И глухо чувствовалась иногда в его отношениях с женой глубокая борьба каких-то темных, роковых сил. Что внутренняя связь между ними была крепка, что силы притягивающие еще были действенны, в этом нет ни малейшего сомнения. Вот прелестная запись в дневнике графини:
«Вчера утром я привязываю ему на живот согревающий компресс, он вдруг пристально посмотрел на меня, заплакал и сказал: „Спасибо, Соня. Ты не думай, что я тебе не благодарен и не люблю тебя…“ И голос его оборвался от слез, и я целовала его, его милые, столь знакомые мне руки и говорила ему, что мне счастье ходить за ним, что я чувствую всю свою виноватость перед ним, если не довольно дала ему счастья, чтобы он простил меня за то, чего не сумела ему дать, и мы оба в слезах обняли друг друга и это было то, чего давно желала моя душа, это было серьезное, глубокое признание наших близких отношений всей тридцатидевятилетней жизни вместе. Все, что нарушало их временно, было какое-то внешнее наваждение и никогда не изменяло твердой, внутренней связи самой хорошей любви между нами…»

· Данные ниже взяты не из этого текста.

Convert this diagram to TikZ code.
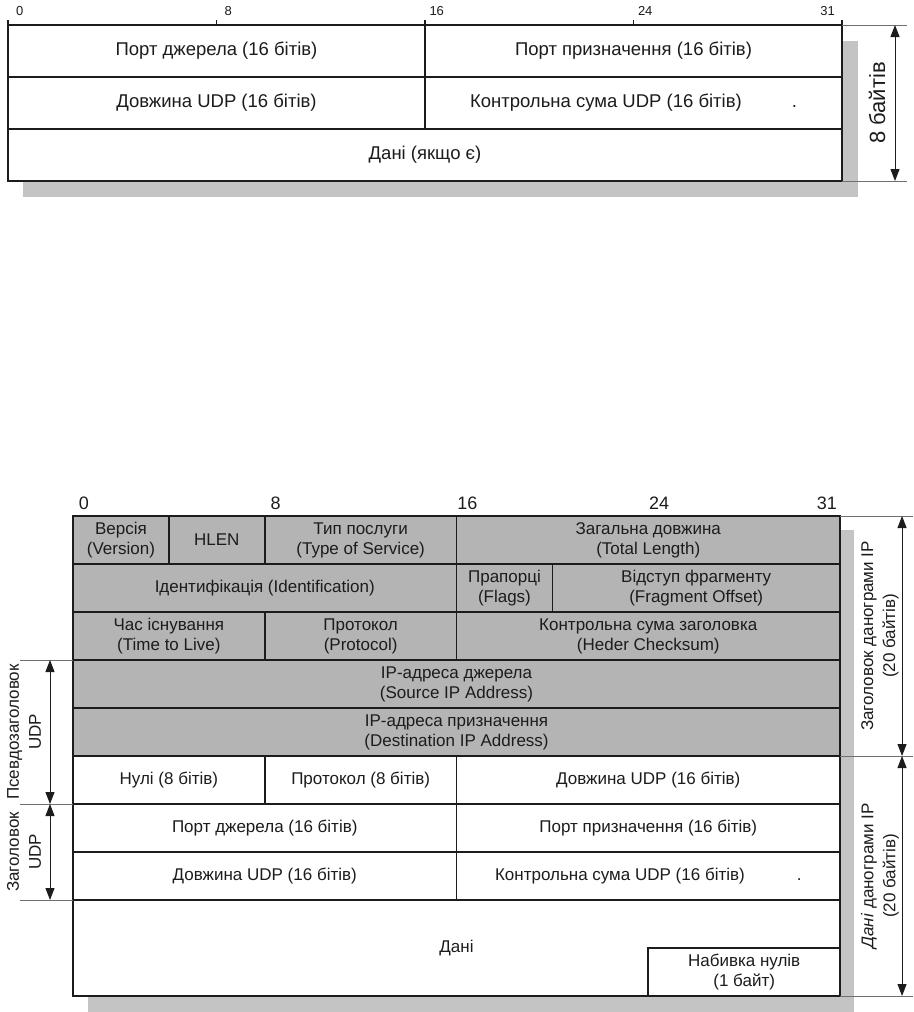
\documentclass[tikz,border=0pt]{standalone}
\usepackage{fontspec}
\setmainfont{Liberation Sans}
\usepackage{tikz}
\usetikzlibrary{arrows.meta,positioning}
\usepackage{xcolor}
\definecolor{Ink}{HTML}{1C1C1C}
\definecolor{CellGray}{HTML}{B4B4B4}
\definecolor{ShadowGray}{HTML}{C4C4C4}
\definecolor{Guide}{HTML}{707070}
\newcommand{\bitw}{23.97}
\newcommand{\topbitw}{26.0625}
\tikzset{
  field/.style={draw=Ink, line width=1.8pt, fill=white, inner sep=0pt, outer sep=0pt, anchor=north west, align=center, text=Ink, font=\fontsize{17}{20}\selectfont, minimum height=48pt},
  ipfield/.style={field, fill=CellGray},
  udpfield/.style={field, minimum height=52pt, font=\fontsize{18.5}{20}\selectfont},
  bitnum/.style={font=\fontsize{18}{20}\selectfont, text=Ink, inner sep=0pt},
  topnum/.style={font=\fontsize{13}{14}\selectfont, text=Ink, inner sep=0pt},
  tick/.style={draw=Ink, line width=1.2pt},
  guide/.style={draw=Guide, line width=0.9pt},
  dimarrow/.style={{Triangle[length=12pt,width=9pt]}-{Triangle[length=12pt,width=9pt]}, draw=Ink, line width=1pt},
  sidelabel/.style={rotate=90, align=center, font=\fontsize{17}{22}\selectfont, text=Ink, inner sep=0pt},
  shade/.style={fill=ShadowGray}
}
\begin{document}
\begin{tikzpicture}[x=1pt, y=-1pt]
\useasboundingbox (0,0) rectangle (913,1012);
% UDP header alone
\fill[shade] (23,41) rectangle (858,197);
\node[udpfield, minimum width=16*\topbitw pt] (srcport) at (8,25) {Порт джерела (16 бітів)};
\node[udpfield, minimum width=16*\topbitw pt] (dstport) at (425,25) {Порт призначення (16 бітів)};
\node[udpfield, minimum width=16*\topbitw pt] (udplen) at (8,77) {Довжина UDP (16 бітів)};
\node[udpfield, minimum width=16*\topbitw pt] (udpsum) at (425,77) {Контрольна сума UDP (16 бітів)\hspace{50pt}.};
\node[udpfield, minimum width=32*\topbitw pt] (udpdata) at (8,129) {Дані (якщо є)};
\foreach \b in {0,8,16,24,32}
  \draw[tick] ({8+\b*\topbitw},20) -- ++(0,6);
\foreach \b in {0,8,16,24,31}
  \node[topnum] (tb\b) at ({8+(\b+0.45)*\topbitw},11) {\b};
\draw[guide] (dstport.north east) -- ++(65,0);
\draw[guide] (udpdata.south east) -- ++(65,0);
\draw[dimarrow] ([xshift=53pt]dstport.north east) -- ([xshift=53pt]udpdata.south east);
\node[sidelabel, font=\fontsize{22}{24}\selectfont] (eightbytes) at (877,103) {8 байтів};
% IP datagram with pseudo header
\fill[shade] (88,530) rectangle (854,1012);
\node[ipfield, minimum width=4*\bitw pt] (ver) at (73,516) {Версія\\(Version)};
\node[ipfield, minimum width=4*\bitw pt] (hlen) at ({73+4*\bitw},516) {HLEN};
\node[ipfield, minimum width=8*\bitw pt] (tos) at ({73+8*\bitw},516) {Тип послуги\\(Type of Service)};
\node[ipfield, minimum width=16*\bitw pt] (totlen) at ({73+16*\bitw},516) {Загальна довжина\\(Total Length)};
\node[ipfield, minimum width=16*\bitw pt] (ident) at (73,564) {Ідентифікація (Identification)};
\node[ipfield, minimum width=4*\bitw pt] (flags) at ({73+16*\bitw},564) {Прапорці\\(Flags)};
\node[ipfield, minimum width=12*\bitw pt] (fragoff) at ({73+20*\bitw},564) {Відступ фрагменту\\(Fragment Offset)};
\node[ipfield, minimum width=8*\bitw pt] (ttl) at (73,612) {Час існування\\(Time to Live)};
\node[ipfield, minimum width=8*\bitw pt] (proto) at ({73+8*\bitw},612) {Протокол\\(Protocol)};
\node[ipfield, minimum width=16*\bitw pt] (hdrsum) at ({73+16*\bitw},612) {Контрольна сума заголовка\\(Heder Checksum)};
\node[ipfield, minimum width=32*\bitw pt] (srcip) at (73,660) {IP-адреса джерела\\(Source IP Address)};
\node[ipfield, minimum width=32*\bitw pt] (dstip) at (73,708) {IP-адреса призначення\\(Destination IP Address)};
\node[field, minimum width=8*\bitw pt] (zeros) at (73,756) {Нулі (8 бітів)};
\node[field, minimum width=8*\bitw pt] (pproto) at ({73+8*\bitw},756) {Протокол (8 бітів)};
\node[field, minimum width=16*\bitw pt] (plen) at ({73+16*\bitw},756) {Довжина UDP (16 бітів)};
\node[field, minimum width=16*\bitw pt] (usrc) at (73,804) {Порт джерела (16 бітів)};
\node[field, minimum width=16*\bitw pt] (udst) at ({73+16*\bitw},804) {Порт призначення (16 бітів)};
\node[field, minimum width=16*\bitw pt] (ulen) at (73,852) {Довжина UDP (16 бітів)};
\node[field, minimum width=16*\bitw pt] (usum) at ({73+16*\bitw},852) {Контрольна сума UDP (16 бітів)\hspace{52pt}.};
\node[field, minimum width=32*\bitw pt, minimum height=96pt] (udata) at (73,900) {Дані};
\node[field, minimum width=8*\bitw pt] (pad) at ({73+24*\bitw},948) {Набивка нулів\\(1 байт)};
\foreach \b in {0,8,16,24,31}
  \node[bitnum] (bb\b) at ({73+(\b+0.45)*\bitw},503) {\b};
% left marks
\draw[guide] (srcip.north west) -- ++(-53,0);
\draw[guide] (usrc.north west) -- ++(-53,0);
\draw[guide] (udata.north west) -- ++(-53,0);
\draw[dimarrow] ([xshift=-23pt]srcip.north west) -- ([xshift=-23pt]usrc.north west);
\draw[dimarrow] ([xshift=-23pt]usrc.north west) -- ([xshift=-23pt]udata.north west);
\node[sidelabel] (pseudo) at (24,732) {Псевдозаголовок\\UDP};
\node[sidelabel] (udphdr) at (24,852) {Заголовок\\UDP};
% right marks
\draw[guide] (totlen.north east) -- ++(73,0);
\draw[guide] (dstip.south east) -- ++(73,0);
\draw[guide] (udata.south east) -- ++(73,0);
\draw[dimarrow] ([xshift=62pt]totlen.north east) -- ([xshift=62pt]dstip.south east);
\draw[dimarrow] ([xshift=62pt]dstip.south east) -- ([xshift=62pt]udata.south east);
\node[sidelabel] (iphdr) at (880,636) {Заголовок данограми IP\\(20 байтів)};
\node[sidelabel] (ipdata) at (880,876) {\textit{Дані} данограми IP\\(20 байтів)};
\end{tikzpicture}
\end{document}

Но как ни терпеливо сносил он тяжесть семейной обстановки, все же часто тосковал он об иной жизни.
— Вот встретил сегодня на шоссе странника одного… — рассказывал мне он однажды. — Немножко разве помоложе меня. Был в Киеве, теперь идет к Серафиму Саровскому, а там думает к Тихону Задонскому пробраться. Кормится тем, что подадут ради Христа, иногда подработает… И видно, что на душе у него спокойно, светло, хорошо, — это редко бывает теперь, теперь все недовольны, все набаловались жаловаться. Идем с ним по дороге, разговариваем, и я думаю: живет же вот человек! Чем же я-то хуже его?!..

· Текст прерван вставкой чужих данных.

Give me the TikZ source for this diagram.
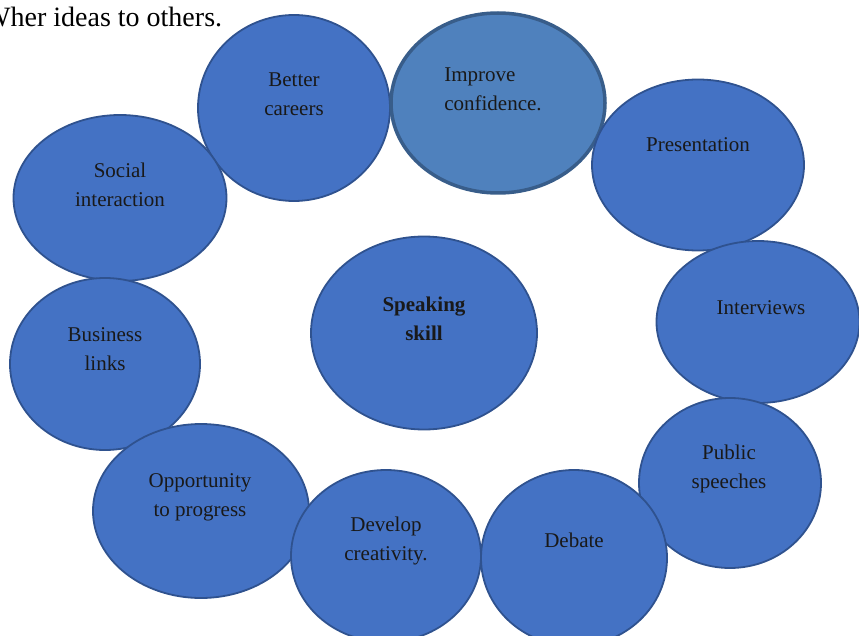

И на глазах его заблестели слезы. Он вообще от умиления часто плакал.
Но, оставаясь мягким и терпимым, Толстой тем не менее позиций своих не сдавал, не оставлял ни своего вегетарианства, несмотря на весь шум по этому поводу графини, ни своего очень простого костюма, ни своего прямого, искреннего языка. Раз за обедом он рассказывал, например, нам, как к нему зашел в Москве сын его друга, В. К. Сютаева.

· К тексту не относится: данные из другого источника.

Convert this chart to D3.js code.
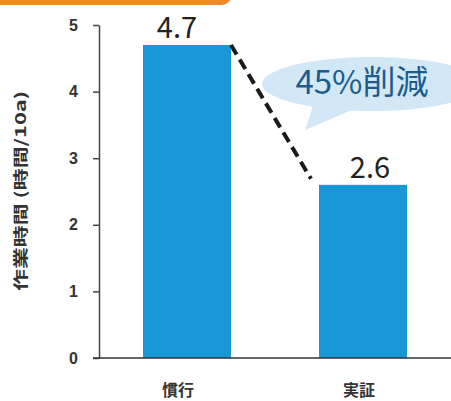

— Ну, стал он собираться домой, а было уже поздно… — рассказывал он. — Я оставляю его ночевать, а он что-то жмется все, отказывается. Да что такое, почему? — спрашиваю. Да признаться, говорит, Лев Николаевич, в бане я давно не был, вошь замучила, говорит. Ну, вот, говорю, пустяки какие! Оставайся, оставайся… Я очень буду рад, если в моем доме рабочая вошь заведется…
В отношениях с внешним миром эта внешняя мужиковатость его часто давала повод к разным комическим эпизодам.